Imaginez que l’on demande aux designers Philippe Starck et Daniel Libeskind de relooker un check point israélien en Cisjordanie. Cahier des charges : extérieur imposant, intérieur gai, à-plats audacieux de couleur et de lumière. Parfois, il semble que ce soit l'image que veulent renvoyer les check points et autres points de passage nouvellement privatisés et tenus par des civils, qui apparaissent dans les territoires occupés. En ce qui concerne le code vestimentaire, le vert olive débraillé des militaires est décidément passé de mode, et est remplacé par l’uniforme impeccable d’employés d¹entreprises de sécurité privées.

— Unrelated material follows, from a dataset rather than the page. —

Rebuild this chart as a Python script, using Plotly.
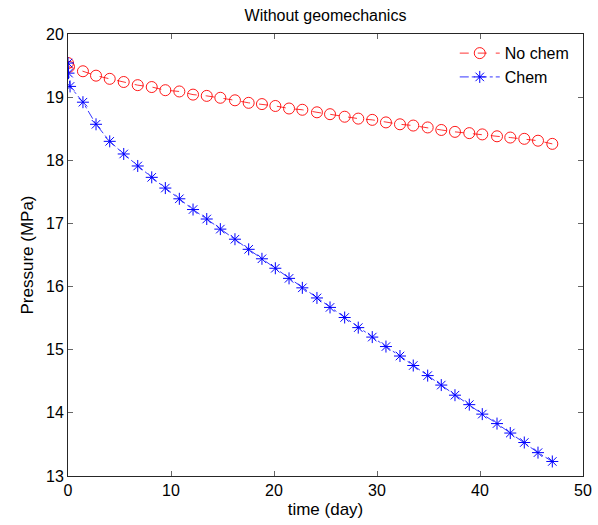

Une demi-douzaine de terminals privés fonctionnent déjà : de Al-Jalama près de Jénine, à Sha'ar Ephraim près de Tul Karem, de Reihan à Tarqumiya. Selon une information récente de la chaîne de TV 10, l'armée prévoit de privatiser tous les check points dans la zone tampon. Plus de perte de temps pour les soldats. Tsahal vend une idée gagnant-gagnant : davantage de sécurité pour les Israéliens, un meilleur service pour les Palestiniens.
Déjà, l’idée que nous en soyons encore à chercher comment réinventer et améliorer les modalités de l'occupation plutôt qu'à en finir, après plus de 40 ans, est en elle-même suffisamment dérangeante. Mais cette décision prise par l'Etat de sous-traiter une fonction nationale aussi basique, sans même un haussement de sourcil, se révélera probablement, en son temps, un exemple supplémentaire de ce que nous semons dans les territoires palestiniens et récolterons plus tard chez nous.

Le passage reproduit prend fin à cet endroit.